**Written problem:** Give the listing again character for character, but drop the images.

**Dataset content:**
▼▼▼

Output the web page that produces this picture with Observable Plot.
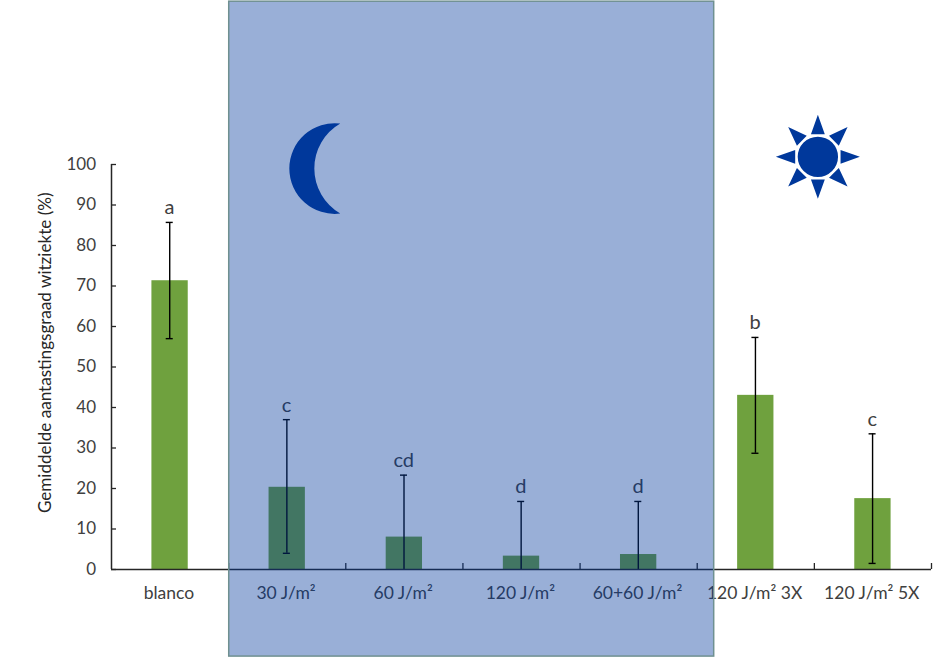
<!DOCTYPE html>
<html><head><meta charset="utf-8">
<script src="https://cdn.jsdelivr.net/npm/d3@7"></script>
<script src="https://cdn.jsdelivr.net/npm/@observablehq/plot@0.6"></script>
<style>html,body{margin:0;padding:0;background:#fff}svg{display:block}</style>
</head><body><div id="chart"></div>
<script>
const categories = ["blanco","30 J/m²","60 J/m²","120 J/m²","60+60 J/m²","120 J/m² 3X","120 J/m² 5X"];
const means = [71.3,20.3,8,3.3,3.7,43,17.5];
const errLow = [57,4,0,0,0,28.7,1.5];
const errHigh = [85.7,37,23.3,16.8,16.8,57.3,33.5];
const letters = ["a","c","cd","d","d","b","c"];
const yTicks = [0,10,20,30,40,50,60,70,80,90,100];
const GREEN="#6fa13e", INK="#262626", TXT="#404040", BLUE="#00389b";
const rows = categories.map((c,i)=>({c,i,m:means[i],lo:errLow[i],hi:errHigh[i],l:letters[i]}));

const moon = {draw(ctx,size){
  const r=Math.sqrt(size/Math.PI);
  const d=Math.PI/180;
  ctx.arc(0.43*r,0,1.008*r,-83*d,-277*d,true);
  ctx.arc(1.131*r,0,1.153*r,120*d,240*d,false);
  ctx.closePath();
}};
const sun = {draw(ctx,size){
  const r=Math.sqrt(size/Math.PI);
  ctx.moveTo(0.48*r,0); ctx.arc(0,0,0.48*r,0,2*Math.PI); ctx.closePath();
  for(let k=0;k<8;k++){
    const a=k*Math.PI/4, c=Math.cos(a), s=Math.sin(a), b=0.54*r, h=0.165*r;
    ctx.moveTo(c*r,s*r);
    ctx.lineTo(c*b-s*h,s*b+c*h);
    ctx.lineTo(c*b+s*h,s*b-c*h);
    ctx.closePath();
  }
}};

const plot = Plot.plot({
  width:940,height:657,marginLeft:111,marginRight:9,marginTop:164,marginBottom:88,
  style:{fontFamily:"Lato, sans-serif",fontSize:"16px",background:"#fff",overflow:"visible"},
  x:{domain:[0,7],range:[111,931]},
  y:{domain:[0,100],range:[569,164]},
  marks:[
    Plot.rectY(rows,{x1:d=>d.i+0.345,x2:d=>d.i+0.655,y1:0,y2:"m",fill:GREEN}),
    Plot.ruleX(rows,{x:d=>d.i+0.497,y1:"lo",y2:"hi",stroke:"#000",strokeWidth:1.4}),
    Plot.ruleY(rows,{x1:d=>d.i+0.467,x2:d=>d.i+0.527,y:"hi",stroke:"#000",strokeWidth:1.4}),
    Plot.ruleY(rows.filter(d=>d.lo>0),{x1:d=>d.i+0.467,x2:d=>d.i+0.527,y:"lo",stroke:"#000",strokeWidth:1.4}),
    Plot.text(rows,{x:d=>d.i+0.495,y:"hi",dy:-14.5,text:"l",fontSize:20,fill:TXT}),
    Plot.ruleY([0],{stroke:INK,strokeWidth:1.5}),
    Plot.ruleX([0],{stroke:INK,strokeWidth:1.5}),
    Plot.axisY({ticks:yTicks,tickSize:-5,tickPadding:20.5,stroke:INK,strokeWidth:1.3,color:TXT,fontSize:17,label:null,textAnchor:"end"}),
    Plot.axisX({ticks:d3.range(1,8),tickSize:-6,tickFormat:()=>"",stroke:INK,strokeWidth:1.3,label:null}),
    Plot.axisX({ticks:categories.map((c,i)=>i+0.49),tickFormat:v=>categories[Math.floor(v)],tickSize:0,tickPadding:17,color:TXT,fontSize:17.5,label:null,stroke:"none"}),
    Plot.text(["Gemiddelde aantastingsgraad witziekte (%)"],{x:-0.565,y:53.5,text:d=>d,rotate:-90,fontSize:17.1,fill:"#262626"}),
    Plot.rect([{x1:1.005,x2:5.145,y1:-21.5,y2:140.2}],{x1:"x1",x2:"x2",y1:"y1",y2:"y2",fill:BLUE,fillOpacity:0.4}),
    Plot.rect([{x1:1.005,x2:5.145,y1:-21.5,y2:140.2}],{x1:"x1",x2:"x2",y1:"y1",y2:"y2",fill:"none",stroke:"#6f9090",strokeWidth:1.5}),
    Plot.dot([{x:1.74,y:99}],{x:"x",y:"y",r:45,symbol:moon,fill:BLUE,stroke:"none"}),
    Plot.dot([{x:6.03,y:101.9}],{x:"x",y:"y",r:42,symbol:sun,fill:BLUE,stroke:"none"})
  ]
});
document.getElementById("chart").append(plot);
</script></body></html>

▲▲▲

**Result of this exercise:**
Output the web page that produces this picture with Observable Plot.
<!DOCTYPE html>
<html><head><meta charset="utf-8">
<script src="https://cdn.jsdelivr.net/npm/d3@7"></script>
<script src="https://cdn.jsdelivr.net/npm/@observablehq/plot@0.6"></script>
<style>html,body{margin:0;padding:0;background:#fff}svg{display:block}</style>
</head><body><div id="chart"></div>
<script>
const categories = ["blanco","30 J/m²","60 J/m²","120 J/m²","60+60 J/m²","120 J/m² 3X","120 J/m² 5X"];
const means = [71.3,20.3,8,3.3,3.7,43,17.5];
const errLow = [57,4,0,0,0,28.7,1.5];
const errHigh = [85.7,37,23.3,16.8,16.8,57.3,33.5];
const letters = ["a","c","cd","d","d","b","c"];
const yTicks = [0,10,20,30,40,50,60,70,80,90,100];
const GREEN="#6fa13e", INK="#262626", TXT="#404040", BLUE="#00389b";
const rows = categories.map((c,i)=>({c,i,m:means[i],lo:errLow[i],hi:errHigh[i],l:letters[i]}));

const moon = {draw(ctx,size){
  const r=Math.sqrt(size/Math.PI);
  const d=Math.PI/180;
  ctx.arc(0.43*r,0,1.008*r,-83*d,-277*d,true);
  ctx.arc(1.131*r,0,1.153*r,120*d,240*d,false);
  ctx.closePath();
}};
const sun = {draw(ctx,size){
  const r=Math.sqrt(size/Math.PI);
  ctx.moveTo(0.48*r,0); ctx.arc(0,0,0.48*r,0,2*Math.PI); ctx.closePath();
  for(let k=0;k<8;k++){
    const a=k*Math.PI/4, c=Math.cos(a), s=Math.sin(a), b=0.54*r, h=0.165*r;
    ctx.moveTo(c*r,s*r);
    ctx.lineTo(c*b-s*h,s*b+c*h);
    ctx.lineTo(c*b+s*h,s*b-c*h);
    ctx.closePath();
  }
}};

const plot = Plot.plot({
  width:940,height:657,marginLeft:111,marginRight:9,marginTop:164,marginBottom:88,
  style:{fontFamily:"Lato, sans-serif",fontSize:"16px",background:"#fff",overflow:"visible"},
  x:{domain:[0,7],range:[111,931]},
  y:{domain:[0,100],range:[569,164]},
  marks:[
    Plot.rectY(rows,{x1:d=>d.i+0.345,x2:d=>d.i+0.655,y1:0,y2:"m",fill:GREEN}),
    Plot.ruleX(rows,{x:d=>d.i+0.497,y1:"lo",y2:"hi",stroke:"#000",strokeWidth:1.4}),
    Plot.ruleY(rows,{x1:d=>d.i+0.467,x2:d=>d.i+0.527,y:"hi",stroke:"#000",strokeWidth:1.4}),
    Plot.ruleY(rows.filter(d=>d.lo>0),{x1:d=>d.i+0.467,x2:d=>d.i+0.527,y:"lo",stroke:"#000",strokeWidth:1.4}),
    Plot.text(rows,{x:d=>d.i+0.495,y:"hi",dy:-14.5,text:"l",fontSize:20,fill:TXT}),
    Plot.ruleY([0],{stroke:INK,strokeWidth:1.5}),
    Plot.ruleX([0],{stroke:INK,strokeWidth:1.5}),
    Plot.axisY({ticks:yTicks,tickSize:-5,tickPadding:20.5,stroke:INK,strokeWidth:1.3,color:TXT,fontSize:17,label:null,textAnchor:"end"}),
    Plot.axisX({ticks:d3.range(1,8),tickSize:-6,tickFormat:()=>"",stroke:INK,strokeWidth:1.3,label:null}),
    Plot.axisX({ticks:categories.map((c,i)=>i+0.49),tickFormat:v=>categories[Math.floor(v)],tickSize:0,tickPadding:17,color:TXT,fontSize:17.5,label:null,stroke:"none"}),
    Plot.text(["Gemiddelde aantastingsgraad witziekte (%)"],{x:-0.565,y:53.5,text:d=>d,rotate:-90,fontSize:17.1,fill:"#262626"}),
    Plot.rect([{x1:1.005,x2:5.145,y1:-21.5,y2:140.2}],{x1:"x1",x2:"x2",y1:"y1",y2:"y2",fill:BLUE,fillOpacity:0.4}),
    Plot.rect([{x1:1.005,x2:5.145,y1:-21.5,y2:140.2}],{x1:"x1",x2:"x2",y1:"y1",y2:"y2",fill:"none",stroke:"#6f9090",strokeWidth:1.5}),
    Plot.dot([{x:1.74,y:99}],{x:"x",y:"y",r:45,symbol:moon,fill:BLUE,stroke:"none"}),
    Plot.dot([{x:6.03,y:101.9}],{x:"x",y:"y",r:42,symbol:sun,fill:BLUE,stroke:"none"})
  ]
});
document.getElementById("chart").append(plot);
</script></body></html>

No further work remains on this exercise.